YOUR INSTRUCTIONS ▸ Copy out each line that mentions the word "drawn".

DATA ROWS ▸
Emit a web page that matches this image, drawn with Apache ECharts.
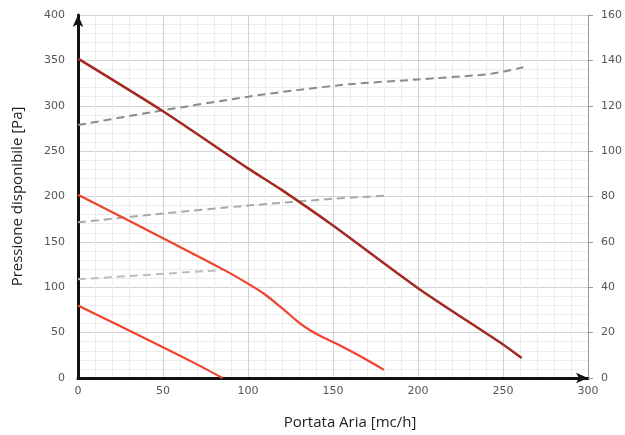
<!DOCTYPE html>
<html>
<head>
<meta charset="utf-8">
<script src="https://cdn.jsdelivr.net/npm/echarts@6/dist/echarts.min.js"></script>
<style>
html,body{margin:0;padding:0;background:#fff;}
#c{width:625px;height:435px;}
</style>
</head>
<body>
<div id="c"></div>
<script>
// Pressure curves (left axis, Pa) : [flow mc/h, pressure Pa]
var curveHigh = [[0,352],[50,294],[100,231],[120,207],[150,168],[200,99],[250,37],[261,22]];
var curveMid = [[0,202],[50,154],[85,120],[100,104],[110,92],[120,77],[130,61],[137,52],[145,44],[155,35],[165,25],[180,9]];
var curveLow = [[0,80],[25,57],[50,34],[70,15],[85,0]];
// Right-axis curves : [flow, value]
var dashHigh = [[0,111.5],[50,118],[100,124],[130,127],[160,129.5],[200,131.6],[240,133.8],[250,135],[262,137]];
var dashMid = [[0,68.6],[50,72.5],[100,76],[150,79],[180,80.3]];
var dashLow = [[0,43.5],[85,47.6]];

var xTicks = {min:0, max:300, interval:50};
var yLeftTicks = {min:0, max:400, interval:50};
var yRightTicks = {min:0, max:160, interval:20};

var chart = echarts.init(document.getElementById('c'), null, {renderer:'canvas'});
var labelStyle = {color:'#555', fontSize:11, fontFamily:'DejaVu Sans'};
function lineSeries(data, axis, color, width, dashed, smooth){
  return {type:'line', data:data, yAxisIndex:axis, smooth:smooth, symbol:'none',
    lineStyle:{color:color, width:width, type: dashed ? [8,5] : 'solid'}, z: dashed ? 4 : 5};
}
chart.setOption({
  animation:false,
  backgroundColor:'#fff',
  grid:{left:78, right:33, top:15, bottom:54, containLabel:false},
  xAxis:{
    type:'value', min:xTicks.min, max:xTicks.max, interval:xTicks.interval,
    name:'Portata Aria [mc/h]', nameLocation:'middle', nameGap:37,
    nameTextStyle:{color:'#222', fontSize:15, fontFamily:'Open Sans', padding:[0,0,0,34]},
    axisLine:{show:true, symbol:['none','arrow'], symbolSize:[8,12], lineStyle:{color:'#111', width:3}},
    axisTick:{show:false},
    axisLabel:{...labelStyle, margin:8},
    splitLine:{show:true, lineStyle:{color:'#d3d3d3', width:1}},
    minorTick:{show:false, splitNumber:5},
    minorSplitLine:{show:true, lineStyle:{color:'#ececec', width:1}}
  },
  yAxis:[{
    type:'value', min:yLeftTicks.min, max:yLeftTicks.max, interval:yLeftTicks.interval,
    name:'Pressione disponibile [Pa]', nameLocation:'middle', nameGap:53,
    nameTextStyle:{color:'#222', fontSize:15, fontFamily:'Open Sans'},
    axisLine:{show:true, symbol:['none','arrow'], symbolSize:[8,12], lineStyle:{color:'#111', width:3}},
    axisTick:{show:false},
    axisLabel:{...labelStyle, margin:13},
    splitLine:{show:true, lineStyle:{color:'#d3d3d3', width:1}},
    minorTick:{show:false, splitNumber:5},
    minorSplitLine:{show:true, lineStyle:{color:'#ececec', width:1}}
  },{
    type:'value', position:'right', min:yRightTicks.min, max:yRightTicks.max, interval:yRightTicks.interval,
    axisLine:{show:true, lineStyle:{color:'#999', width:1}},
    axisTick:{show:true, length:5, lineStyle:{color:'#999'}},
    axisLabel:{...labelStyle, margin:13},
    splitLine:{show:false}
  }],
  series:[
    lineSeries(curveHigh, 0, '#a3281f', 2.5, false, 0.25),
    lineSeries(curveMid, 0, '#f2412d', 2.2, false, 0.4),
    lineSeries(curveLow, 0, '#f2412d', 2.2, false, 0.25),
    lineSeries(dashHigh, 1, '#8a8a8a', 2, true, 0.25),
    lineSeries(dashMid, 1, '#a8a8a8', 2, true, 0.25),
    lineSeries(dashLow, 1, '#bdbdbd', 2, true, 0.25)
  ]
});
</script>
</body>
</html>
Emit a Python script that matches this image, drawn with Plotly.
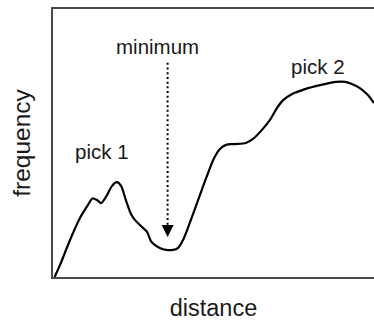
import plotly.graph_objects as go

# curve (distance in %, frequency in %)
distance = [0.5, 2.2, 5.3, 8.4, 10.9, 12.3, 13.7, 15.0, 16.5, 18.4, 19.9, 21.2, 22.7, 24.3,
            25.5, 27.4, 29.3, 30.5, 31.8, 33.3, 35.2, 37.4, 38.9, 40.5, 42.7, 45.2, 47.7,
            50.2, 52.0, 53.9, 56.4, 60.1, 62.3, 65.1, 67.6, 69.8, 71.7, 74.5, 78.5, 83.2,
            88.2, 91.0, 93.1, 95.6, 98.1, 100.0]
frequency = [0.0, 4.5, 13.8, 22.0, 26.9, 29.3, 28.7, 27.6, 29.9, 34.0, 35.4, 34.0, 28.7, 23.5,
             21.3, 19.0, 16.8, 13.4, 11.9, 10.8, 10.1, 10.1, 10.8, 13.8, 20.5, 28.7, 36.9,
             44.4, 47.8, 49.3, 49.6, 50.0, 51.5, 54.9, 58.6, 63.1, 66.0, 68.3, 70.1, 71.6,
             72.8, 72.8, 72.0, 70.5, 67.9, 64.9]

# labels
label_text = ["pick 1", "minimum", "pick 2"]
label_x = [15.3, 32.7, 82.5]
label_y = [46.7, 86.0, 78.5]

# arrow marking the minimum
arrow_x = 35.7
arrow_top = 79.9
arrow_tip = 14.9

FONT = "Liberation Sans, Arial, Helvetica, sans-serif"

fig = go.Figure()
fig.add_trace(go.Scatter(x=distance, y=frequency, mode="lines",
                         line=dict(color="black", width=2.2, shape="spline", smoothing=0.8),
                         hoverinfo="skip", showlegend=False, cliponaxis=False))
fig.add_trace(go.Scatter(x=[arrow_x, arrow_x], y=[arrow_top, arrow_tip + 4],
                         mode="lines", line=dict(color="black", width=2, dash="2px,2.7px"),
                         hoverinfo="skip", showlegend=False))
fig.add_annotation(x=arrow_x, y=arrow_tip, ax=arrow_x, ay=arrow_tip + 5,
                   xref="x", yref="y", axref="x", ayref="y",
                   showarrow=True, arrowhead=2, arrowsize=1.2, arrowwidth=2,
                   arrowcolor="black", text="")
for t, x, y in zip(label_text, label_x, label_y):
    fig.add_annotation(x=x, y=y, xref="x", yref="y", text=t, showarrow=False,
                       font=dict(family=FONT, size=20.5, color="#1a1a1a"))

fig.update_layout(
    width=374, height=321,
    margin=dict(l=53, r=0, t=9, b=44, autoexpand=False),
    paper_bgcolor="white", plot_bgcolor="white",
    font=dict(family=FONT, color="#1a1a1a"),
    xaxis=dict(range=[0, 100], showgrid=False, zeroline=False, showticklabels=False,
               ticks="", showline=True, linecolor="#4a4a4a", linewidth=1.5, mirror=True,
               automargin=False,
               title=dict(text="distance", font=dict(size=23.5), standoff=30)),
    yaxis=dict(range=[0, 100], showgrid=False, zeroline=False, showticklabels=False,
               ticks="", showline=True, linecolor="#4a4a4a", linewidth=1.5,
               automargin=False,
               title=dict(text="frequency", font=dict(size=24.5), standoff=14)),
)
fig.write_html("out.html", config={"displayModeBar": False},
               post_script="document.body.style.margin='0';document.body.style.overflow='hidden';")
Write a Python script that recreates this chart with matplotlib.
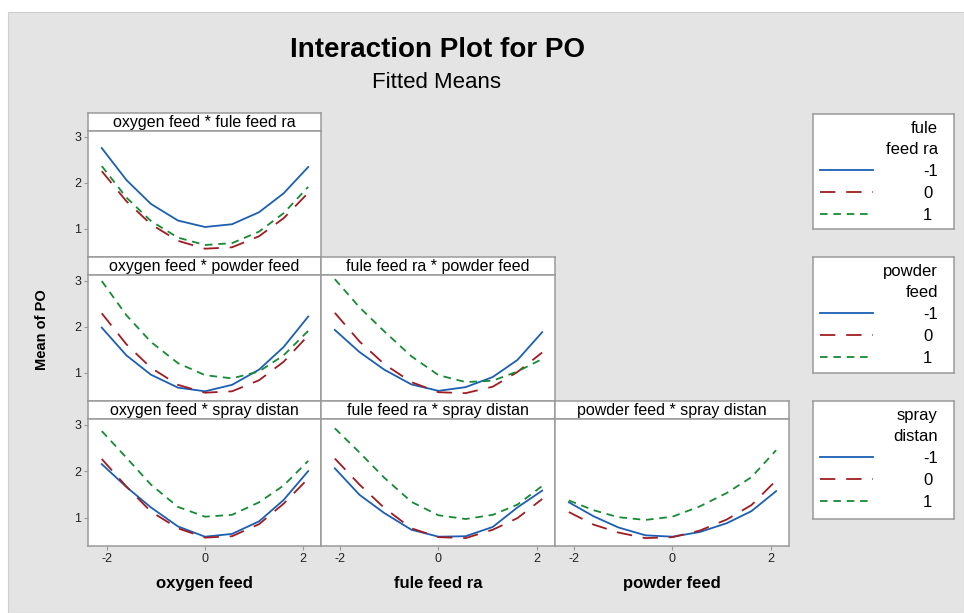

THE RESPONSE ▸
Emit a web page that matches this image, drawn with Apache ECharts.
Emit a Python script that matches this image, drawn with Plotly.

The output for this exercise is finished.